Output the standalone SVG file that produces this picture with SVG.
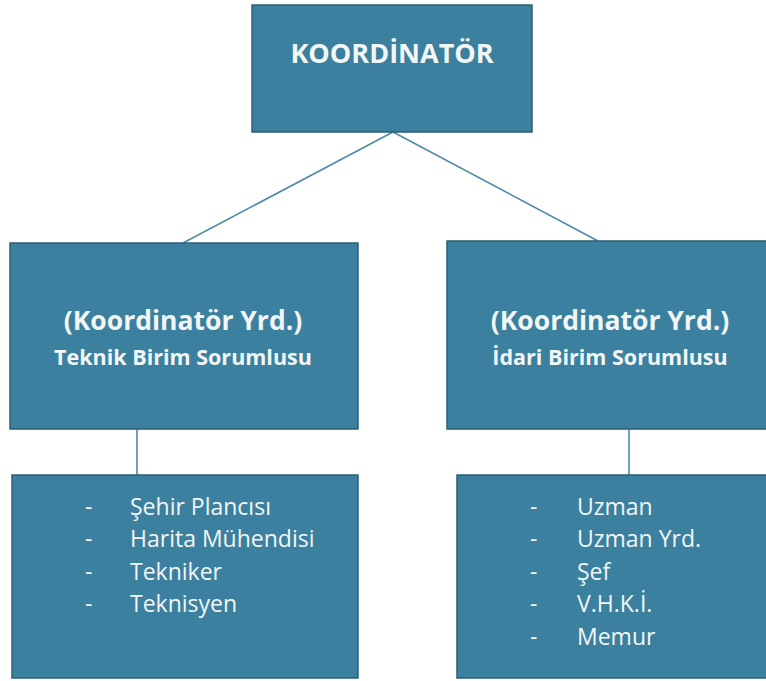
<svg xmlns="http://www.w3.org/2000/svg" width="766" height="681" viewBox="0 0 766 681">
  <style>
    .box { fill: #3c80a0; stroke: #2c5d74; stroke-width: 1.5; }
    .t { font-family: "Open Sans", "Noto Sans", sans-serif; fill: #f2f6f4; }
    .b { font-weight: bold; }
    .c { text-anchor: middle; }
    .ln { stroke: #4f8aa6; stroke-width: 1.6; fill: none; }
  </style>
  <rect width="766" height="681" fill="#ffffff"/>
  <g id="connectors">
    <line class="ln" x1="393" y1="132" x2="183" y2="243"/>
    <line class="ln" x1="393" y1="132" x2="598" y2="241"/>
    <line class="ln" x1="137" y1="429" x2="137" y2="475"/>
    <line class="ln" x1="629" y1="429" x2="629" y2="475"/>
  </g>
  <g id="koordinator">
    <rect class="box" x="252" y="5" width="280" height="127"/>
    <text class="t b c" x="392" y="63" font-size="27">KOORDİNATÖR</text>
  </g>
  <g id="teknik">
    <rect class="box" x="10" y="243" width="348" height="186"/>
    <text class="t b c" x="183" y="330" font-size="26.5">(Koordinatör Yrd.)</text>
    <text class="t b c" x="183" y="365" font-size="21.5">Teknik Birim Sorumlusu</text>
  </g>
  <g id="idari">
    <rect class="box" x="447" y="241" width="330" height="188"/>
    <text class="t b c" x="610" y="330" font-size="26.5">(Koordinatör Yrd.)</text>
    <text class="t b c" x="610" y="365" font-size="21.5">İdari Birim Sorumlusu</text>
  </g>
  <g id="teknik-list">
    <rect class="box" x="12" y="475" width="346" height="203"/>
    <g class="t" font-size="23">
      <text x="85" y="515">-</text><text x="130" y="515">Şehir Plancısı</text>
      <text x="85" y="547">-</text><text x="130" y="547">Harita Mühendisi</text>
      <text x="85" y="580">-</text><text x="130" y="580">Tekniker</text>
      <text x="85" y="612">-</text><text x="130" y="612">Teknisyen</text>
    </g>
  </g>
  <g id="idari-list">
    <rect class="box" x="457" y="475" width="320" height="203"/>
    <g class="t" font-size="23">
      <text x="530" y="515">-</text><text x="577" y="515">Uzman</text>
      <text x="530" y="547">-</text><text x="577" y="547">Uzman Yrd.</text>
      <text x="530" y="580">-</text><text x="577" y="580">Şef</text>
      <text x="530" y="612">-</text><text x="577" y="612">V.H.K.İ.</text>
      <text x="530" y="645">-</text><text x="577" y="645">Memur</text>
    </g>
  </g>
</svg>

•••••

(WHAT IS REQUIRED): Copy the material above in full and exactly, skipping pictures.

(ANSWER TO THIS TASK):
Output the standalone SVG file that produces this picture with SVG.
<svg xmlns="http://www.w3.org/2000/svg" width="766" height="681" viewBox="0 0 766 681">
  <style>
    .box { fill: #3c80a0; stroke: #2c5d74; stroke-width: 1.5; }
    .t { font-family: "Open Sans", "Noto Sans", sans-serif; fill: #f2f6f4; }
    .b { font-weight: bold; }
    .c { text-anchor: middle; }
    .ln { stroke: #4f8aa6; stroke-width: 1.6; fill: none; }
  </style>
  <rect width="766" height="681" fill="#ffffff"/>
  <g id="connectors">
    <line class="ln" x1="393" y1="132" x2="183" y2="243"/>
    <line class="ln" x1="393" y1="132" x2="598" y2="241"/>
    <line class="ln" x1="137" y1="429" x2="137" y2="475"/>
    <line class="ln" x1="629" y1="429" x2="629" y2="475"/>
  </g>
  <g id="koordinator">
    <rect class="box" x="252" y="5" width="280" height="127"/>
    <text class="t b c" x="392" y="63" font-size="27">KOORDİNATÖR</text>
  </g>
  <g id="teknik">
    <rect class="box" x="10" y="243" width="348" height="186"/>
    <text class="t b c" x="183" y="330" font-size="26.5">(Koordinatör Yrd.)</text>
    <text class="t b c" x="183" y="365" font-size="21.5">Teknik Birim Sorumlusu</text>
  </g>
  <g id="idari">
    <rect class="box" x="447" y="241" width="330" height="188"/>
    <text class="t b c" x="610" y="330" font-size="26.5">(Koordinatör Yrd.)</text>
    <text class="t b c" x="610" y="365" font-size="21.5">İdari Birim Sorumlusu</text>
  </g>
  <g id="teknik-list">
    <rect class="box" x="12" y="475" width="346" height="203"/>
    <g class="t" font-size="23">
      <text x="85" y="515">-</text><text x="130" y="515">Şehir Plancısı</text>
      <text x="85" y="547">-</text><text x="130" y="547">Harita Mühendisi</text>
      <text x="85" y="580">-</text><text x="130" y="580">Tekniker</text>
      <text x="85" y="612">-</text><text x="130" y="612">Teknisyen</text>
    </g>
  </g>
  <g id="idari-list">
    <rect class="box" x="457" y="475" width="320" height="203"/>
    <g class="t" font-size="23">
      <text x="530" y="515">-</text><text x="577" y="515">Uzman</text>
      <text x="530" y="547">-</text><text x="577" y="547">Uzman Yrd.</text>
      <text x="530" y="580">-</text><text x="577" y="580">Şef</text>
      <text x="530" y="612">-</text><text x="577" y="612">V.H.K.İ.</text>
      <text x="530" y="645">-</text><text x="577" y="645">Memur</text>
    </g>
  </g>
</svg>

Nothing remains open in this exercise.